## Supplied information
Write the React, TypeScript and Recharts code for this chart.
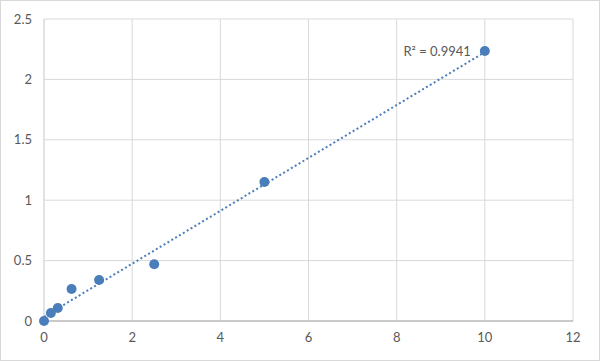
import React from 'react';
import {
  ComposedChart,
  Scatter,
  Line,
  XAxis,
  YAxis,
  CartesianGrid,
  ReferenceDot,
} from 'recharts';

const concentrations = [0, 0.156, 0.3125, 0.625, 1.25, 2.5, 5, 10];
const absorbances = [0, 0.066, 0.108, 0.265, 0.34, 0.47, 1.15, 2.235];
const xTicks = [0, 2, 4, 6, 8, 10, 12];
const yTicks = [0, 0.5, 1, 1.5, 2, 2.5];
const r2Label = 'R² = 0.9941';

const points = concentrations.map((x, i) => ({ x, y: absorbances[i] }));

// linear least-squares trendline from the data
const n = concentrations.length;
const mx = concentrations.reduce((a, b) => a + b, 0) / n;
const my = absorbances.reduce((a, b) => a + b, 0) / n;
let sxy = 0;
let sxx = 0;
concentrations.forEach((x, i) => {
  sxy += (x - mx) * (absorbances[i] - my);
  sxx += (x - mx) * (x - mx);
});
const slope = sxy / sxx;
const intercept = my - slope * mx;
const xMin = Math.min(...concentrations);
const xMax = Math.max(...concentrations);
const trend = [
  { x: xMin, t: intercept + slope * xMin },
  { x: xMax, t: intercept + slope * xMax },
];

const COLOR = '#4a7ebb';
const FONT = 'Lato, "Open Sans", sans-serif';
const tickStyle = { fill: '#595959', fontSize: 13, fontFamily: FONT };

export default function App() {
  return (
    <div
      style={{
        position: 'absolute',
        left: 0,
        top: 0,
        width: 600,
        height: 361,
        border: '1px solid #d9d9d9',
        boxSizing: 'border-box',
        background: '#fff',
      }}
    >
      <ComposedChart
        width={598}
        height={359}
        margin={{ top: 18, right: 26, bottom: 9, left: 0 }}
      >
        <CartesianGrid stroke="#d9d9d9" strokeWidth={1} />
        <XAxis
          type="number"
          dataKey="x"
          domain={[0, 12]}
          ticks={xTicks}
          height={30}
          tickLine={false}
          axisLine={{ stroke: '#bfbfbf', strokeWidth: 1.5 }}
          tick={tickStyle}
          tickMargin={6}
        />
        <YAxis
          type="number"
          domain={[0, 2.5]}
          ticks={yTicks}
          width={43}
          tickLine={false}
          axisLine={{ stroke: '#d9d9d9' }}
          tick={tickStyle}
          tickMargin={6}
        />
        <Line
          data={trend}
          dataKey="t"
          type="linear"
          stroke={COLOR}
          strokeWidth={2}
          strokeDasharray="2 2.5"
          dot={false}
          activeDot={false}
          isAnimationActive={false}
        />
        <Scatter
          data={points}
          dataKey="y"
          fill={COLOR}
          shape={(props: any) => <circle cx={props.cx} cy={props.cy} r={5} fill={COLOR} />}
          isAnimationActive={false}
        />
        <ReferenceDot
          x={xMax}
          y={absorbances[absorbances.length - 1]}
          r={0}
          stroke="none"
          label={{ value: r2Label, position: 'left', offset: 14, fill: '#595959', fontSize: 13, fontFamily: FONT }}
        />
      </ComposedChart>
    </div>
  );
}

## Task instructions
Copy the listing over exactly, skipping the pictures it holds.

## Task response
Write the React, TypeScript and Recharts code for this chart.
import React from 'react';
import {
  ComposedChart,
  Scatter,
  Line,
  XAxis,
  YAxis,
  CartesianGrid,
  ReferenceDot,
} from 'recharts';

const concentrations = [0, 0.156, 0.3125, 0.625, 1.25, 2.5, 5, 10];
const absorbances = [0, 0.066, 0.108, 0.265, 0.34, 0.47, 1.15, 2.235];
const xTicks = [0, 2, 4, 6, 8, 10, 12];
const yTicks = [0, 0.5, 1, 1.5, 2, 2.5];
const r2Label = 'R² = 0.9941';

const points = concentrations.map((x, i) => ({ x, y: absorbances[i] }));

// linear least-squares trendline from the data
const n = concentrations.length;
const mx = concentrations.reduce((a, b) => a + b, 0) / n;
const my = absorbances.reduce((a, b) => a + b, 0) / n;
let sxy = 0;
let sxx = 0;
concentrations.forEach((x, i) => {
  sxy += (x - mx) * (absorbances[i] - my);
  sxx += (x - mx) * (x - mx);
});
const slope = sxy / sxx;
const intercept = my - slope * mx;
const xMin = Math.min(...concentrations);
const xMax = Math.max(...concentrations);
const trend = [
  { x: xMin, t: intercept + slope * xMin },
  { x: xMax, t: intercept + slope * xMax },
];

const COLOR = '#4a7ebb';
const FONT = 'Lato, "Open Sans", sans-serif';
const tickStyle = { fill: '#595959', fontSize: 13, fontFamily: FONT };

export default function App() {
  return (
    <div
      style={{
        position: 'absolute',
        left: 0,
        top: 0,
        width: 600,
        height: 361,
        border: '1px solid #d9d9d9',
        boxSizing: 'border-box',
        background: '#fff',
      }}
    >
      <ComposedChart
        width={598}
        height={359}
        margin={{ top: 18, right: 26, bottom: 9, left: 0 }}
      >
        <CartesianGrid stroke="#d9d9d9" strokeWidth={1} />
        <XAxis
          type="number"
          dataKey="x"
          domain={[0, 12]}
          ticks={xTicks}
          height={30}
          tickLine={false}
          axisLine={{ stroke: '#bfbfbf', strokeWidth: 1.5 }}
          tick={tickStyle}
          tickMargin={6}
        />
        <YAxis
          type="number"
          domain={[0, 2.5]}
          ticks={yTicks}
          width={43}
          tickLine={false}
          axisLine={{ stroke: '#d9d9d9' }}
          tick={tickStyle}
          tickMargin={6}
        />
        <Line
          data={trend}
          dataKey="t"
          type="linear"
          stroke={COLOR}
          strokeWidth={2}
          strokeDasharray="2 2.5"
          dot={false}
          activeDot={false}
          isAnimationActive={false}
        />
        <Scatter
          data={points}
          dataKey="y"
          fill={COLOR}
          shape={(props: any) => <circle cx={props.cx} cy={props.cy} r={5} fill={COLOR} />}
          isAnimationActive={false}
        />
        <ReferenceDot
          x={xMax}
          y={absorbances[absorbances.length - 1]}
          r={0}
          stroke="none"
          label={{ value: r2Label, position: 'left', offset: 14, fill: '#595959', fontSize: 13, fontFamily: FONT }}
        />
      </ComposedChart>
    </div>
  );
}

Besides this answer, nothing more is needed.